One of the biggest fears that debtors have when filing for bankruptcy is that they will end up losing their home during the proceedings that follow.

While this is certainly a concern for those with mortgages, unpaid property taxes, outstanding bills to home renovators, or if there has been a lien placed against their home, those that have paid their loan off completely should have nothing to fear.

However, if you claim that you have no money to pay your bills and you still owe thousands of dollars on your home, the bank or other creditors has every right to seize it in order to get as much of their money back as possible.

Upwards of $4,000 in personal property can be declared exempt from seizure

Even if your home is not safe from seizure, you are still entitled to protect up to $4,000 worth of personal property from creditors.

This is in addition to a separate $1,000 exemption on any vehicle you may own (note: this does not apply if you owe money on a vehicle loan), and it can be combined with the personal property exemption in order to protect a vehicle with an appraised value of up to $5,000.

One notable exception to this provision is that if you owe money for alimony or child support, you will not be able to protect your personal property from being seized and liquidated.

Jointly owned property is generally safe from creditors

A common worry of married couples is that if one of the members of the relationship incurs a debt that cannot be paid, jointly-held property might end up being seized.

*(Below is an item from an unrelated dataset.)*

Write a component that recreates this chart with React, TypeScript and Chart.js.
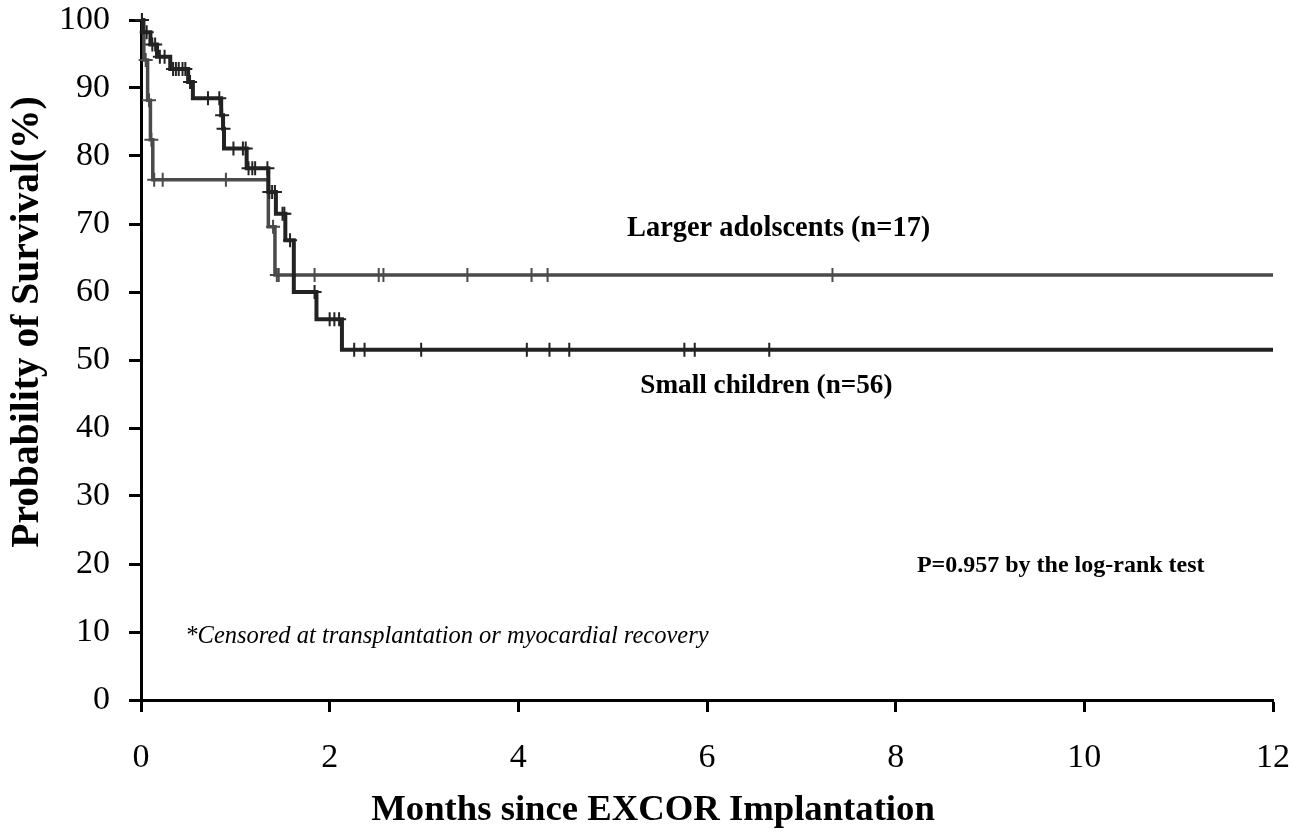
import React, { useEffect, useRef } from "react";
import { Chart, registerables } from "chart.js";

Chart.register(...registerables);

// ---- data ----
const xTickValues = [0, 2, 4, 6, 8, 10, 12];
const yTickValues = [0, 10, 20, 30, 40, 50, 60, 70, 80, 90, 100];

// Small children (n=56): step change times (months) and survival (%)
const smallTimes = [0, 0.02, 0.1, 0.17, 0.31, 0.5, 0.55, 0.85, 0.87, 0.88, 1.12, 1.35, 1.43, 1.53, 1.62, 1.86, 2.13, 12];
const smallSurv = [100, 98.2, 96.4, 94.6, 92.8, 90.9, 88.5, 86.0, 84.0, 81.1, 78.2, 74.7, 71.5, 67.6, 60.0, 56.0, 51.5, 51.5];
const smallCensorTimes = [0.01, 0.06, 0.12, 0.15, 0.2, 0.25, 0.34, 0.37, 0.4, 0.44, 0.47, 0.52, 0.71, 0.83, 0.86, 0.875, 0.98, 1.08, 1.11, 1.14, 1.18, 1.21, 1.34, 1.36, 1.39, 1.42, 1.5, 1.52, 1.58, 1.84, 2.0, 2.05, 2.1, 2.26, 2.37, 2.97, 4.09, 4.33, 4.54, 5.76, 5.87, 6.66];

// Larger adolescents (n=17)
const largeTimes = [0, 0.03, 0.07, 0.1, 0.125, 1.35, 1.42, 12];
const largeSurv = [100, 94.1, 88.2, 82.4, 76.5, 69.6, 62.5, 62.5];
const largeCensorTimes = [0.01, 0.05, 0.085, 0.11, 0.14, 0.23, 0.9, 1.4, 1.44, 1.46, 1.84, 2.52, 2.57, 3.46, 4.14, 4.31, 7.33];

const labelLarge = "Larger adolscents (n=17)";
const labelSmall = "Small children (n=56)";
const labelP = "P=0.957 by the log-rank test";
const labelNote = "*Censored at transplantation or myocardial recovery";
const xTitle = "Months since EXCOR Implantation";
const yTitle = "Probability of Survival(%)";

// annotation anchor positions in data units [month, %]
const posLarge = [6.76, 69.3];
const posSmall = [6.63, 46.2];
const posP = [9.75, 19.8];
const posNote = [0.47, 9.3];

function survAt(times: number[], surv: number[], t: number) {
  let v = surv[0];
  for (let i = 0; i < times.length; i++) {
    if (times[i] <= t) v = surv[i];
  }
  return v;
}

const FONT = "'Liberation Serif', 'Times New Roman', serif";

export default function App() {
  const ref = useRef<HTMLCanvasElement | null>(null);
  useEffect(() => {
    if (!ref.current) return;
    const black = "#222222";
    const gray = "#4a4a4a";
    const textPlugin = {
      id: "texts",
      afterDraw(chart: any) {
        const ctx = chart.ctx;
        const xs = chart.scales.x;
        const ys = chart.scales.y;
        ctx.save();
        ctx.fillStyle = "#000";
        ctx.textBaseline = "middle";
        // y title
        ctx.save();
        ctx.translate(28, 322);
        ctx.rotate(-Math.PI / 2);
        ctx.textAlign = "center";
        ctx.font = `bold 39.5px ${FONT}`;
        ctx.fillText(yTitle, 0, 0);
        ctx.restore();
        // x title
        ctx.textAlign = "center";
        ctx.font = `bold 36.7px ${FONT}`;
        ctx.fillText(xTitle, 653, 811);
        // annotations
        ctx.font = `bold 28.4px ${FONT}`;
        ctx.fillText(labelLarge, xs.getPixelForValue(posLarge[0]), ys.getPixelForValue(posLarge[1]));
        ctx.font = `bold 27.2px ${FONT}`;
        ctx.fillText(labelSmall, xs.getPixelForValue(posSmall[0]), ys.getPixelForValue(posSmall[1]));
        ctx.font = `bold 24px ${FONT}`;
        ctx.fillText(labelP, xs.getPixelForValue(posP[0]), ys.getPixelForValue(posP[1]));
        ctx.textAlign = "left";
        ctx.font = `italic 24.5px ${FONT}`;
        ctx.fillText(labelNote, xs.getPixelForValue(posNote[0]), ys.getPixelForValue(posNote[1]));
        ctx.restore();
      },
    };

    const chart = new Chart(ref.current, {
      type: "scatter",
      data: {
        datasets: [
          {
            label: labelSmall,
            data: smallTimes.map((t, i) => ({ x: t, y: smallSurv[i] })),
            showLine: true,
            stepped: "before",
            borderColor: black,
            borderWidth: 4,
            pointRadius: 0,
            clip: false,
          } as any,
          {
            label: labelSmall + " censored",
            data: smallCensorTimes.map((t) => ({ x: t, y: survAt(smallTimes, smallSurv, t) })),
            showLine: false,
            pointStyle: "cross",
            pointRadius: 7,
            borderColor: black,
            backgroundColor: black,
            pointBorderWidth: 2,
            clip: false,
          } as any,
          {
            label: labelLarge,
            data: largeTimes.map((t, i) => ({ x: t, y: largeSurv[i] })),
            showLine: true,
            stepped: "before",
            borderColor: gray,
            borderWidth: 3.5,
            pointRadius: 0,
            clip: false,
          } as any,
          {
            label: labelLarge + " censored",
            data: largeCensorTimes.map((t) => ({ x: t, y: survAt(largeTimes, largeSurv, t) })),
            showLine: false,
            pointStyle: "cross",
            pointRadius: 7,
            borderColor: gray,
            backgroundColor: gray,
            pointBorderWidth: 2,
            clip: false,
          } as any,
        ],
      },
      options: {
        animation: false,
        responsive: false,
        events: [],
        layout: { padding: { top: 20, right: 34, left: 0, bottom: 0 } },
        plugins: { legend: { display: false }, tooltip: { enabled: false } },
        scales: {
          x: {
            type: "linear",
            min: 0,
            max: 12,
            afterFit: (s: any) => {
              s.height = 839 - 700;
              s.paddingLeft = 0;
              s.paddingRight = 0;
            },
            afterBuildTicks: (s: any) => {
              s.ticks = xTickValues.map((v) => ({ value: v }));
            },
            ticks: {
              color: "#000",
              font: { family: FONT, size: 34 },
              padding: 26,
              maxRotation: 0,
            },
            grid: {
              drawOnChartArea: false,
              drawTicks: true,
              tickLength: 12,
              tickWidth: 3,
              tickColor: "#000",
            },
            border: { display: true, color: "#000", width: 3 },
          },
          y: {
            type: "linear",
            min: 0,
            max: 100,
            afterFit: (s: any) => {
              s.width = 141;
              s.paddingTop = 0;
              s.paddingBottom = 0;
            },
            afterBuildTicks: (s: any) => {
              s.ticks = yTickValues.map((v) => ({ value: v }));
            },
            ticks: {
              color: "#000",
              font: { family: FONT, size: 34 },
              padding: 19,
            },
            grid: {
              drawOnChartArea: false,
              drawTicks: true,
              tickLength: 12,
              tickWidth: 3,
              tickColor: "#000",
            },
            border: { display: true, color: "#000", width: 3 },
          },
        },
      },
      plugins: [textPlugin],
    } as any);
    return () => chart.destroy();
  }, []);

  return (
    <div style={{ position: "absolute", left: 0, top: 0, width: 1307, height: 839, background: "#fff" }}>
      <canvas ref={ref} width={1307} height={839} style={{ width: 1307, height: 839, display: "block" }} />
    </div>
  );
}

Under Florida law, anything that is jointly owned by a married couple is not eligible for seizure by creditors if they are going after one specific individual. However, any couple going through this needs to go to court with their bankruptcy attorney and file an affidavit that certifies that a specific piece of property belongs to both parties.

Individually held assets, however, can not be changed to jointly-held assets once bankruptcy proceedings have begun, as this can cause it to lose any exemption for which it might have been eligible.